When an initial contract for sale of property is different than the contract forms approved by the Colorado Real Estate Commission, the contract should be prepared by: A: broker representing the seller B: a real estate attorney C: broker representing the buyer D: an attorney representing one of the parties to the contract

D: an attorney representing one of the parties to the contract An attorney of the buyer, the seller, or both, must prepare contract.

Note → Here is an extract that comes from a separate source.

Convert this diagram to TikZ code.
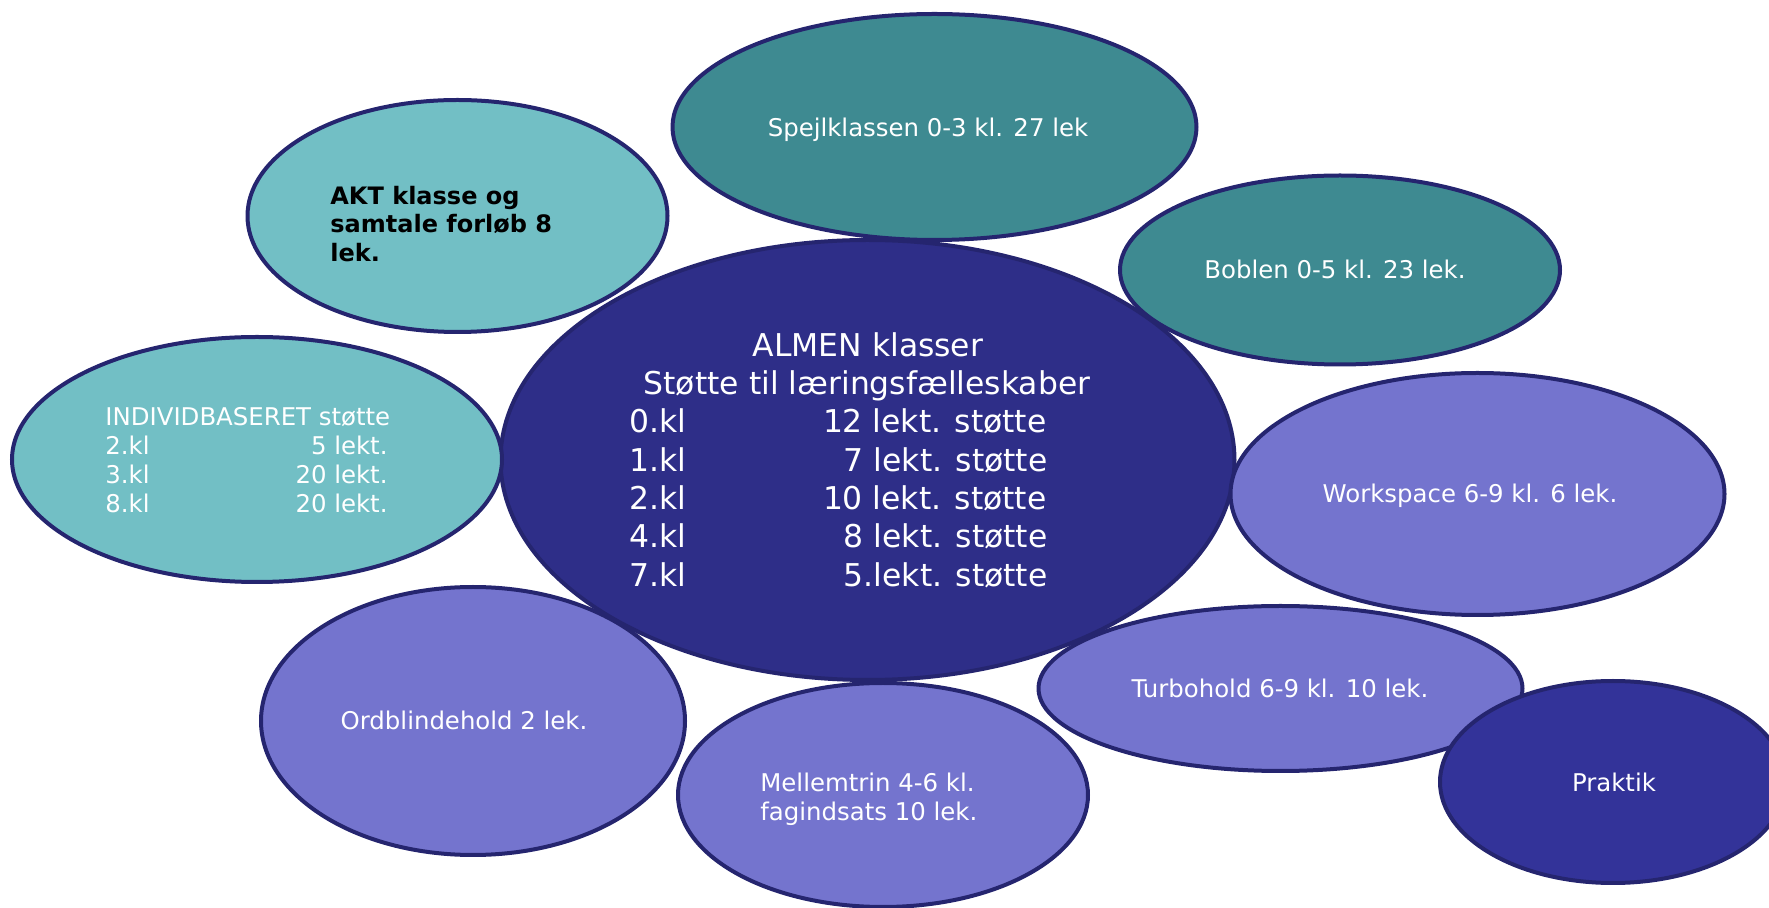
\documentclass[tikz,border=0pt]{standalone}
\usepackage{fontspec}
\setmainfont{DejaVu Sans}
\usetikzlibrary{shapes.geometric}
\definecolor{edgec}{HTML}{25256F}
\definecolor{lteal}{HTML}{72BFC5}
\definecolor{dteal}{HTML}{3E8A91}
\definecolor{navyc}{HTML}{2E2E88}
\definecolor{lavc}{HTML}{7474CE}
\definecolor{prakc}{HTML}{333399}
\tikzset{
  bubble/.style={ellipse, draw=edgec, line width=2pt, inner sep=0pt, outer sep=0pt},
  txt/.style={inner sep=0pt, text=white, font=\fontsize{12.2}{14.6}\selectfont},
  bold/.style={inner sep=0pt, text=black, font=\fontsize{12}{14.4}\selectfont\bfseries},
  big/.style={inner sep=0pt, text=white, font=\fontsize{15.7}{19}\selectfont},
}
\begin{document}
\begin{tikzpicture}[x=0.5pt,y=-0.5pt]
\useasboundingbox (0,0) rectangle (1769,908);
% bubbles
\node[bubble, fill=navyc, minimum width=367pt, minimum height=220pt] (almen) at (867.5,460) {};
\node[bubble, fill=dteal, minimum width=262pt, minimum height=113pt] (spejl) at (934.5,127) {};
\node[bubble, fill=dteal, minimum width=220pt, minimum height=94.5pt] (boblen) at (1340,270) {};
\node[bubble, fill=lteal, minimum width=210pt, minimum height=116pt] (akt) at (457.5,216) {};
\node[bubble, fill=lteal, minimum width=245pt, minimum height=122.5pt] (indiv) at (257,459.5) {};
\node[bubble, fill=lavc, minimum width=247pt, minimum height=121pt] (work) at (1477.5,494) {};
\node[bubble, fill=lavc, minimum width=212pt, minimum height=134pt] (ord) at (473,721) {};
\node[bubble, fill=lavc, minimum width=205pt, minimum height=112pt] (mellem) at (883,795) {};
\node[bubble, fill=lavc, minimum width=242pt, minimum height=82.5pt] (turbo) at (1280.5,688.5) {};
\node[bubble, fill=prakc, minimum width=173pt, minimum height=101pt] (praktik) at (1613,782) {};
% simple labels
\node[txt, anchor=base] (tspejl) at (928,137) {Spejlklassen 0-3 kl. 27 lek};
\node[txt, anchor=base] (tboblen) at (1335,279) {Boblen 0-5 kl. 23 lek.};
\node[txt, anchor=base] (twork) at (1470,503) {Workspace 6-9 kl. 6 lek.};
\node[txt, anchor=base] (tturbo) at (1280,698) {Turbohold 6-9 kl. 10 lek.};
\node[txt, anchor=base] (tord) at (464,730) {Ordblindehold 2 lek.};
\node[txt, anchor=base] (tprak) at (1614,792) {Praktik};
\node[txt, anchor=base west] (tmel1) at (760,792) {Mellemtrin 4-6 kl.};
\node[txt, anchor=base west] (tmel2) at (760,821) {fagindsats 10 lek.};
% AKT
\node[bold, anchor=base west] (takt1) at (330,205) {AKT klasse og};
\node[bold, anchor=base west] (takt2) at (330,233) {samtale forløb 8};
\node[bold, anchor=base west] (takt3) at (330,262) {lek.};
% INDIVIDBASERET
\node[txt, anchor=base west] (tind0) at (105,426) {INDIVIDBASERET støtte};
\node[txt, anchor=base west] (tind1a) at (105,455) {2.kl};
\node[txt, anchor=base east] (tind1b) at (388,455) {5 lekt.};
\node[txt, anchor=base west] (tind2a) at (105,484) {3.kl};
\node[txt, anchor=base east] (tind2b) at (388,484) {20 lekt.};
\node[txt, anchor=base west] (tind3a) at (105,513) {8.kl};
\node[txt, anchor=base east] (tind3b) at (388,513) {20 lekt.};
% ALMEN
\node[big, anchor=base] (tal1) at (868,357) {ALMEN klasser};
\node[big, anchor=base] (tal2) at (867,395) {Støtte til læringsfælleskaber};
\node[big, anchor=base west] (tr1a) at (629,433) {0.kl};
\node[big, anchor=base east] (tr1b) at (1047,433) {12 lekt. støtte};
\node[big, anchor=base west] (tr2a) at (629,472) {1.kl};
\node[big, anchor=base east] (tr2b) at (1048,472) {7 lekt. støtte};
\node[big, anchor=base west] (tr3a) at (629,510) {2.kl};
\node[big, anchor=base east] (tr3b) at (1047,510) {10 lekt. støtte};
\node[big, anchor=base west] (tr4a) at (629,548) {4.kl};
\node[big, anchor=base east] (tr4b) at (1048,548) {8 lekt. støtte};
\node[big, anchor=base west] (tr5a) at (629,587) {7.kl};
\node[big, anchor=base east] (tr5b) at (1048,587) {5.lekt. støtte};
\end{tikzpicture}
\end{document}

Broker Betty meets a young couple at an open house who are looking to purchase their first home. The couple asked if the Broker thought they had enough income to qualify for a loan to purchase the property. Realizing this information is of a confidential nature Broker Betty makes the agency disclosure that her office policy and state statute require. The buyers are very skeptical about making a commitment and have been coached by family members not to sign anything. They refuse to sign the signature block on the Brokerage Disclosure to Buyer form. Betty should: A: refuse to answer unless they sign B: answer the question, then ask them to sign once again C: call their attorney and make the disclosure to him D: make a note of the date and time the disclosure was made and reference the fact that the buyers declined to sign the form - then have the discussion

D: make a note of the date and time the disclosure was made and reference the fact that the buyers declined to sign the form - then have the discussion Brokers are required to make agency disclosure. Buyers are not required to sign the disclosure. It is acceptable to note the date and time the disclosure was made, and indicate that the buyers declined to sign the form.

All the following contracts fall under Commission Rule F except: A: open listing agreements B: exclusive tenant C: contract to buy and sell real estate D: new construction contracts

D: new construction contracts The builders write their own new construction contracts.

When a seller makes a counter offer to a purchaser, the earnest money check is: A: held by the seller until the purchaser signs the counter offer B: held by the listing broker until the purchaser signs the counter offer C: deposited in the listing broker's trust account within one banking day D: returned to the purchaser with the counter offer form

D: returned to the purchaser with the counter offer form Legally, the earnest money should be returned to the buyer as the counteroffer form has the effect of rejecting the original offer of which the earnest money was a part. Do not confuse "legal" with "practical." Legally - as stated, the earnest money should accompany the written counteroffer. Practically - many negotiations are performed electronically or by phone. In these cases, the earnest money check does not go back and forth. However, the State exam tests on the "legal" and not on the "practical."

Earnest money of a forfeited or defaulted contract: A: belongs to the seller B: belongs to the buyer C: should be released to the first person who requests it D: should be released only after buyers and sellers agree as to its disbursement

D: should be released only after buyers and sellers agree as to its disbursement The buyer and seller must come to an agreement before the earnest money can be released and dispersed.